Good triggers are a must. Some rifles offer more options than others for parts. The Savage accutrigger is decent out of the box. A Remington can go down to 2.5-3lbs stock, but aftermarket triggers only run about $100-$200 (yes, they are worth it).
Decent glass. No you don't need a Zeiss, but things can look very small at 800 yards. When you step up in magnification and bell diameter, you step up in weight. Many rings can't handle the extra weight. Leupold STD rings are absolute junk with a heavy scope. You may have to glue the scope in with a heavy recoiling caliber. (My 7STW ate 3 sets of rings and 2 scopes before I put a brake on it.) With a large bell diameter you may run out of adjustment with the target knobs part 400-500 yards. In order to get it back you need down angle bases and those cost nearly $100 on their own. With a 50mm bell, I needed down angle bases with the 7STW.....which is a screamer. A typical .308 would drop almost 2 feet more at 500 yards......
That's just to start. I won't even get into parallax, wind, factoring in distance of the scope above the bore.....etc.....
On a budget? Savage 110 with Accutrigger, good rings/bases, a Nikon scope and a lot of time to work loads. Or the same with a Remington 700. The Remington can be built a lot easier into a full custom later.
LycanwhereisTomcat?thrope
Some of the ones I've seen do very well at matches...243, 300 win mag, and 6.5 Creedmoor. Particularly at the longer ranges, (beyond 600 yards). The .308 can hold it's own as well but is usually out peformed at the longer distances.
And a bolt gun would probably be your best bet to start. You can, with practice, run a bolt gun very quickly. For time i fired three shots (one each at a 100 yard steel, 200 yard steel, and 400 yard steel in 15 seconds. You can fire two shots at a single target exposed for only 5 seconds. A bolt gun can be very quick.

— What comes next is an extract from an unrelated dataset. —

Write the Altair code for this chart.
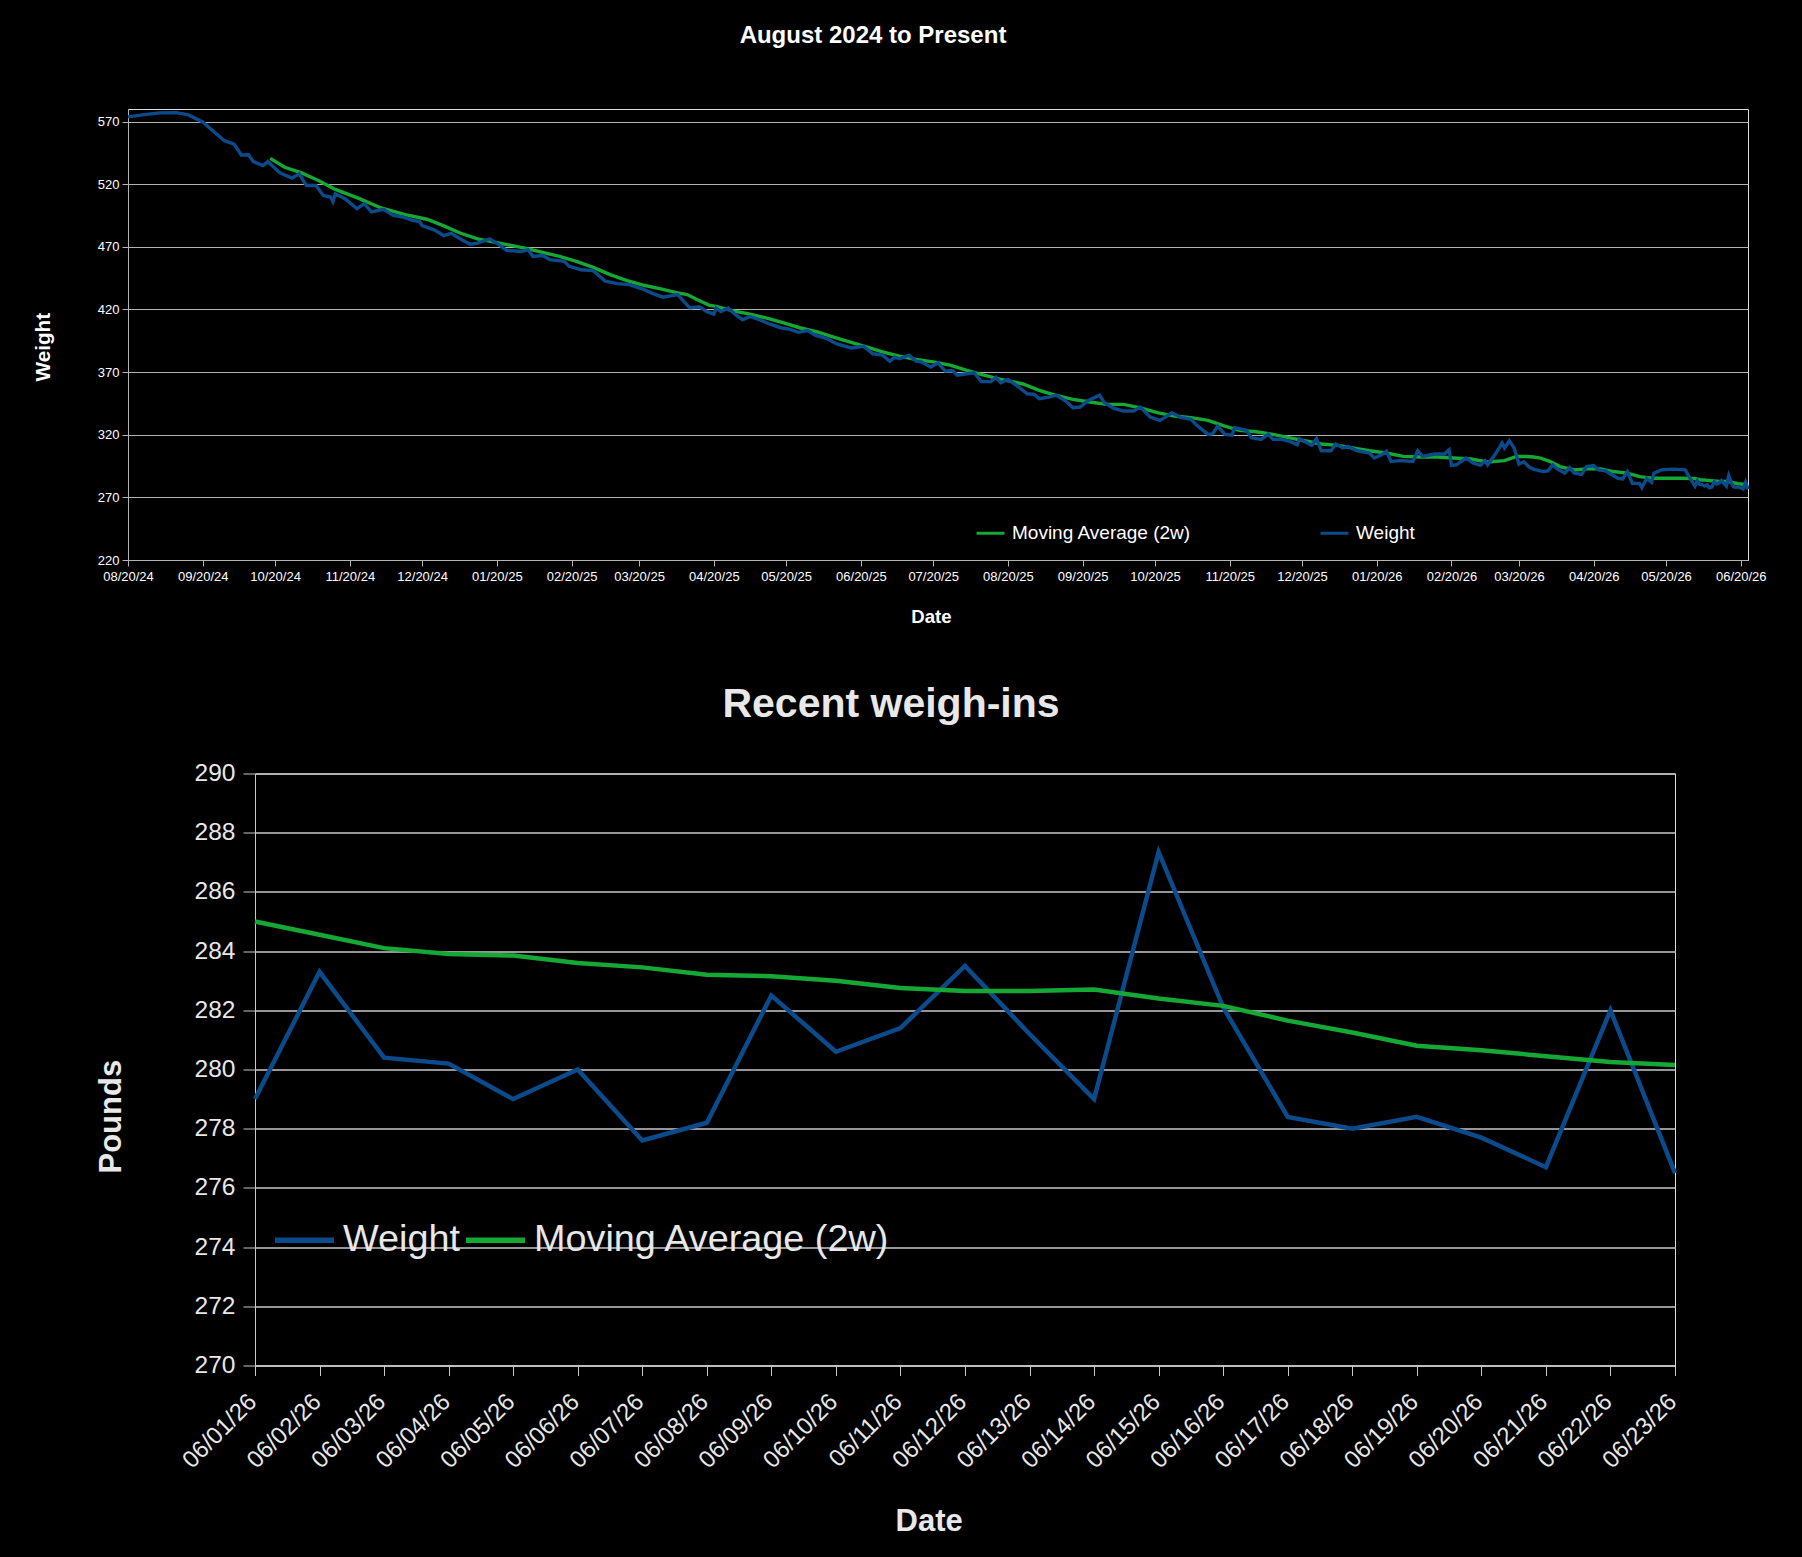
import altair as alt
import pandas as pd

FONT = "Liberation Sans"
BLUE = "#0b4a8b"
GREEN = "#16a835"
GRID = "#b3b3b3"

# ---------------- long-range chart ----------------
# days since 2024-08-20
weight_day = [
    0, 6, 13, 20, 25, 31, 36, 40, 44, 47,
    50, 52, 56, 58, 63, 68, 71, 74, 78, 81,
    84, 85, 86, 90, 95, 98, 101, 106, 110, 114,
    118, 121, 122, 127, 131, 134, 139, 142, 145, 150,
    154, 157, 163, 166, 168, 172, 175, 181, 183, 188,
    193, 198, 203, 208, 213, 217, 222, 228, 233, 237,
    240, 243, 244, 246, 249, 252, 255, 258, 263, 266,
    271, 274, 278, 282, 285, 290, 294, 300, 305, 309,
    313, 316, 318, 320, 324, 327, 329, 333, 336, 339,
    342, 344, 348, 351, 354, 358, 360, 362, 365, 369,
    373, 376, 378, 382, 385, 389, 392, 395, 398, 403,
    405, 409, 413, 417, 420, 424, 428, 430, 433, 437,
    441, 443, 448, 450, 452, 455, 458, 459, 464, 466,
    470, 473, 475, 478, 482, 485, 486, 491, 493, 495,
    499, 501, 504, 506, 510, 515, 517, 520, 522, 524,
    528, 533, 535, 537, 542, 546, 548, 549, 551, 555,
    558, 561, 563, 564, 567, 570, 571, 573, 575, 577,
    579, 581, 583, 587, 589, 591, 593, 596, 598, 600,
    603, 605, 608, 610, 613, 618, 620, 622, 624, 627,
    628, 630, 632, 633, 636, 641, 646, 647,
]
weight_lbs = [
    573.7, 575.3, 576.9, 577.1, 575.3, 569.7, 561.3, 554.7, 552.0, 543.3,
    543.5, 538.0, 534.8, 538.0, 529.0, 524.8, 528.2, 518.9, 518.9, 511.0,
    509.7, 506.0, 512.3, 508.4, 500.4, 504.4, 497.8, 499.9, 495.1, 493.8,
    491.2, 490.1, 486.9, 483.5, 479.0, 480.8, 475.0, 472.1, 472.9, 476.3,
    471.6, 467.1, 466.3, 467.6, 462.3, 463.1, 459.7, 458.4, 454.4, 451.7,
    451.0, 442.5, 440.6, 439.8, 436.7, 433.2, 429.8, 431.9, 421.3, 422.1,
    418.4, 416.3, 421.1, 418.4, 421.1, 415.8, 411.8, 414.4, 411.0, 408.4,
    405.2, 404.4, 401.7, 403.1, 399.4, 396.7, 392.5, 389.3, 390.6, 384.6,
    383.5, 378.7, 381.9, 380.6, 383.5, 378.7, 378.2, 374.0, 377.4, 370.8,
    371.3, 367.6, 368.7, 369.5, 362.4, 362.4, 366.0, 361.5, 364.1, 358.8,
    352.7, 352.2, 348.7, 350.0, 351.6, 346.9, 341.5, 342.1, 346.9, 351.6,
    345.5, 341.0, 338.9, 338.9, 342.1, 334.1, 331.4, 333.6, 337.6, 333.6,
    332.2, 328.2, 320.3, 320.8, 326.9, 320.3, 319.7, 325.6, 323.5, 317.6,
    316.3, 320.3, 316.3, 316.5, 314.7, 312.0, 316.8, 311.5, 316.8, 307.2,
    307.2, 312.6, 309.4, 310.7, 307.2, 305.4, 301.4, 304.0, 306.7, 298.7,
    299.3, 298.7, 307.2, 302.7, 304.6, 304.6, 308.0, 295.5, 296.0, 301.4,
    297.4, 295.5, 299.3, 296.0, 304.0, 313.4, 309.4, 315.2, 309.4, 296.5,
    298.4, 294.6, 292.5, 290.6, 291.1, 295.9, 292.5, 289.3, 293.8, 289.3,
    288.4, 294.6, 295.4, 291.9, 291.1, 285.2, 284.7, 290.6, 281.2, 281.2,
    277.8, 285.2, 282.0, 289.3, 291.9, 292.5, 291.9, 288.4,
]
ma_day = [
    59, 65, 72, 79, 86, 96, 105, 115, 124, 131,
    138, 145, 152, 159, 166, 172, 179, 186, 193, 200,
    207, 214, 221, 228, 232, 236, 241, 244, 251, 258,
    265, 272, 279, 286, 293, 300, 307, 313, 320, 327,
    334, 341, 348, 355, 362, 371, 378, 385, 392, 399,
    406, 413, 420, 427, 434, 441, 448, 455, 461, 468,
    475, 481, 488, 495, 502, 508, 515, 522, 529, 536,
    543, 550, 557, 564, 571, 576, 580, 583, 586, 590,
    594, 600, 605, 611, 616, 622, 627, 633, 638, 644,
]
ma_lbs = [
    540.6, 533.5, 529.0, 522.9, 515.8, 508.4, 501.0, 495.7, 492.0, 486.7,
    480.8, 476.3, 473.7, 471.1, 468.4, 465.5, 462.3, 458.4, 453.6, 447.8,
    443.0, 439.3, 436.4, 433.2, 431.9, 427.9, 423.5, 422.4, 418.9, 416.3,
    413.1, 409.2, 405.2, 402.0, 397.8, 393.8, 389.8, 386.1, 382.7, 380.0,
    378.2, 375.6, 371.3, 367.6, 364.2, 360.7, 355.4, 351.4, 348.2, 346.1,
    344.2, 344.2, 341.5, 337.6, 334.9, 333.6, 331.4, 326.9, 323.5, 322.4,
    320.3, 317.9, 315.2, 312.6, 311.5, 309.4, 307.2, 305.4, 302.7, 302.2,
    302.2, 301.4, 300.6, 298.2, 299.3, 302.7, 302.6, 302.2, 301.3, 298.6,
    294.6, 291.9, 292.7, 292.7, 290.6, 289.3, 286.6, 285.2, 285.2, 285.2,
]
top_ticks = ["08/20/24", "09/20/24", "10/20/24", "11/20/24", "12/20/24",
             "01/20/25", "02/20/25", "03/20/25", "04/20/25", "05/20/25",
             "06/20/25", "07/20/25", "08/20/25", "09/20/25", "10/20/25",
             "11/20/25", "12/20/25", "01/20/26", "02/20/26", "03/20/26",
             "04/20/26", "05/20/26", "06/20/26"]
top_y_ticks = [220, 270, 320, 370, 420, 470, 520, 570]

# ---------------- recent chart ----------------
recent_dates = ["06/01/26", "06/02/26", "06/03/26", "06/04/26", "06/05/26",
                "06/06/26", "06/07/26", "06/08/26", "06/09/26", "06/10/26",
                "06/11/26", "06/12/26", "06/13/26", "06/14/26", "06/15/26",
                "06/16/26", "06/17/26", "06/18/26", "06/19/26", "06/20/26",
                "06/21/26", "06/22/26", "06/23/26"]
recent_weight = [279.0, 283.3, 280.4, 280.2, 279.0, 280.0, 277.6, 278.2,
                 282.5, 280.6, 281.4, 283.5, 281.2, 279.0, 287.35, 282.1,
                 278.4, 278.0, 278.4, 277.7, 276.7, 282.0, 276.5]
recent_ma = [285.0, 284.55, 284.1, 283.9, 283.85, 283.6, 283.45, 283.2,
             283.15, 283.0, 282.75, 282.65, 282.65, 282.7, 282.4, 282.15,
             281.65, 281.25, 280.8, 280.65, 280.45, 280.25, 280.15]
recent_y_ticks = [270, 272, 274, 276, 278, 280, 282, 284, 286, 288, 290]

MA_NAME = "Moving Average (2w)"
W_NAME = "Weight"

# ---------------- build tables ----------------
start = pd.Timestamp("2024-08-20")
recent_ts = [pd.to_datetime(d, format="%m/%d/%y") for d in recent_dates]
ma_dates = [start + pd.Timedelta(days=d) for d in ma_day] + recent_ts
w_dates = [start + pd.Timedelta(days=d) for d in weight_day] + recent_ts
top_df = pd.concat([
    pd.DataFrame({"date": ma_dates, "lbs": ma_lbs + recent_ma, "series": MA_NAME}),
    pd.DataFrame({"date": w_dates, "lbs": weight_lbs + recent_weight, "series": W_NAME}),
], ignore_index=True)

tick_dt = []
for t in top_ticks:
    ts = pd.to_datetime(t, format="%m/%d/%y")
    tick_dt.append(alt.DateTime(year=ts.year, month=ts.month, date=ts.day))

recent_df = pd.concat([
    pd.DataFrame({"day": recent_dates, "lbs": recent_weight, "series": W_NAME}),
    pd.DataFrame({"day": recent_dates, "lbs": recent_ma, "series": MA_NAME}),
], ignore_index=True)

# ---------------- top chart ----------------
top = alt.Chart(top_df).mark_line(strokeWidth=3.4).encode(
    x=alt.X(
        "date:T",
        scale=alt.Scale(domain=[alt.DateTime(year=2024, month=8, date=20),
                                alt.DateTime(year=2026, month=6, date=23)]),
        axis=alt.Axis(values=tick_dt, format="%m/%d/%y", labelAngle=0,
                      labelFontSize=13, labelColor="white", labelFont=FONT,
                      labelFlush=False, labelOverlap=False, labelPadding=4,
                      tickColor=GRID, tickSize=6, domainColor=GRID, grid=False,
                      title="Date", titleFont=FONT, titleFontSize=18.6,
                      titleFontWeight="bold", titleColor="white",
                      titleX=803, titleY=56.5, titleBaseline="middle",
                      titleAlign="center"),
    ),
    y=alt.Y(
        "lbs:Q",
        scale=alt.Scale(domain=[220, 580], nice=False, zero=False),
        axis=alt.Axis(values=top_y_ticks, labelFontSize=13, labelColor="white",
                      labelFont=FONT, labelPadding=3, tickColor=GRID, tickSize=6,
                      domainColor=GRID, grid=True, gridColor=GRID, gridWidth=1,
                      title="Weight", titleFont=FONT, titleFontSize=20.7,
                      titleFontWeight="bold", titleColor="white",
                      titleAngle=270, titleX=-85, titleY=237.7,
                      titleBaseline="middle", titleAlign="center"),
    ),
    color=alt.Color(
        "series:N",
        sort=[MA_NAME, W_NAME],
        scale=alt.Scale(domain=[MA_NAME, W_NAME], range=[GREEN, BLUE]),
        legend=alt.Legend(title=None, orient="none", legendX=847, legendY=408.5,
                          direction="horizontal", columns=2, columnPadding=122,
                          symbolType="stroke", symbolSize=784,
                          symbolStrokeWidth=3, labelFontSize=19, labelLimit=0,
                          labelColor="white", labelFont=FONT, labelOffset=6,
                          padding=0),
    ),
).properties(
    width=1620, height=451,
    title=alt.TitleParams("August 2024 to Present", font=FONT, fontSize=24,
                          fontWeight="bold", color="white", anchor="middle",
                          frame="group", dx=-65, offset=38.7,
                          baseline="alphabetic"),
)

# ---------------- bottom chart ----------------
LIGHT = "#e8e8e8"
GRID2 = "#c8c8c8"
bottom = alt.Chart(recent_df).mark_line(strokeWidth=4.5).encode(
    x=alt.X(
        "day:O", sort=None,
        scale=alt.Scale(type="point", padding=0),
        axis=alt.Axis(labelAngle=315, labelFontSize=24, labelColor=LIGHT,
                      labelFont=FONT, labelPadding=14, labelOffset=-11,
                      tickColor=GRID2, tickSize=10, domainColor=GRID2, grid=False,
                      title="Date", titleFont=FONT, titleFontSize=31,
                      titleFontWeight="bold", titleColor=LIGHT,
                      titleX=673.6, titleY=156, titleBaseline="middle",
                      titleAlign="center"),
    ),
    y=alt.Y(
        "lbs:Q",
        scale=alt.Scale(domain=[270, 290], nice=False, zero=False),
        axis=alt.Axis(values=recent_y_ticks, labelFontSize=24.5, labelColor=LIGHT,
                      labelFont=FONT, labelPadding=8, tickColor=GRID2, tickSize=12,
                      domainColor=GRID2, grid=True, gridColor=GRID2, gridWidth=1.5,
                      title="Pounds", titleFont=FONT, titleFontSize=31,
                      titleFontWeight="bold", titleColor=LIGHT, titleAngle=270,
                      titleX=-143.5, titleY=342.7, titleBaseline="middle",
                      titleAlign="center"),
    ),
    color=alt.Color(
        "series:N",
        sort=[W_NAME, MA_NAME],
        scale=alt.Scale(domain=[W_NAME, MA_NAME], range=[BLUE, GREEN]),
        legend=alt.Legend(title=None, orient="none", legendX=144, legendY=434,
                          direction="horizontal", columns=2, columnPadding=-6,
                          symbolType="stroke", symbolSize=3500,
                          symbolStrokeWidth=5.5, labelFontSize=37.8, labelLimit=0,
                          labelColor=LIGHT, labelFont=FONT, labelOffset=6,
                          padding=0),
    ),
).properties(
    width=1420, height=592,
    title=alt.TitleParams("Recent weigh-ins", font=FONT, fontSize=41,
                          fontWeight="bold", color=LIGHT, anchor="middle",
                          frame="group", dx=-74, offset=3,
                          baseline="alphabetic"),
)

spacer = alt.Chart(pd.DataFrame({"s": [0]})).mark_point(opacity=0).encode(
    x=alt.value(0), y=alt.value(0)
).properties(width=127, height=592, view=alt.ViewBackground(stroke="transparent"))

lower = alt.hconcat(spacer, bottom, spacing=0, bounds="flush")

chart = alt.vconcat(top, lower, spacing=213.5, bounds="flush").resolve_scale(
    color="independent"
).properties(
    padding={"left": 23, "top": 15, "right": 5, "bottom": 5},
    background="black",
).configure_view(stroke=GRID, strokeWidth=1).configure(font=FONT)

# black page behind the chart (the reference has no white margin)
_patched = False
try:
    import altair.utils.html as _html
    _tpl = _html.TEMPLATES["standard"]
    _orig_render = _tpl.render

    def _render(*args, **kwargs):
        out = _orig_render(*args, **kwargs)
        return out.replace("</head>", "<style>html,body{background:#000;}</style>\n</head>", 1)

    _tpl.render = _render
    _patched = True
except Exception:
    _patched = False

try:
    chart.save("out.html", embed_options={"renderer": "svg", "actions": False})
except Exception:
    if _patched:
        _tpl.render = _orig_render
    chart.save("out.html", embed_options={"renderer": "svg", "actions": False})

Its not just the caliber of the bullet, but also the equipment used to launch it. Lycan did a very good job at pointing that out. Caliber alone will not get you there. There is much more to it than that.
Do you reload?
My suggestion would be to pick up a savage or rem 700 as stated above and stick to .308 to start with if you don't reload. Plenty of match grade ammo available and it will get you to 1000 yards if launched from an accurate platform and a good shooter. Not to mention that there is a plethora of info available for bullet drop, wind drift, etc. Once you've gotten the fundamentals down and decide you want to keep progressing, look into other calibers.
Please don't skimp on glass or mounts.
good luck.
I find this site mind blowing. I was thinking of posting the same question after I was flipping through the cddn catalog. I was thinking about picking up one of the FN 308.
I have seen a pretty wide range of successful calibers used to punch holes in PAPER at 600 and 1000 yards. 308 Win out of a bolt gun at both ranges. Out of a gas gun a lot of 308s go sub-sonic before reaching the 1000-yard target, some pretty hot hand loads are required when using an M14. 223 is fine to 600-yards and is iffy at 1000, but can do the job with good hand loads and a hi-rate twist. 22-250, a bunch of 6mm, the same for 6.5mm, 7x57, 7-08, 260, 30-06 work well, not to many magnums being used. For 1000 yard shooting, heavy, long bullets with high ballistic coefficients driven at 2900-3000 FPS do well. Good bullets are easier to find in 224, 6.5, 7 and 30 caliber/mm. 25 caliber is a black hole. Reloading is a must. If I were forced to use an off-the-shelf rifle, a Savage 12 F/TR in 308. My personal is a 22-250/1in9 twist using Hornady 75 Gr. A-Max bullets.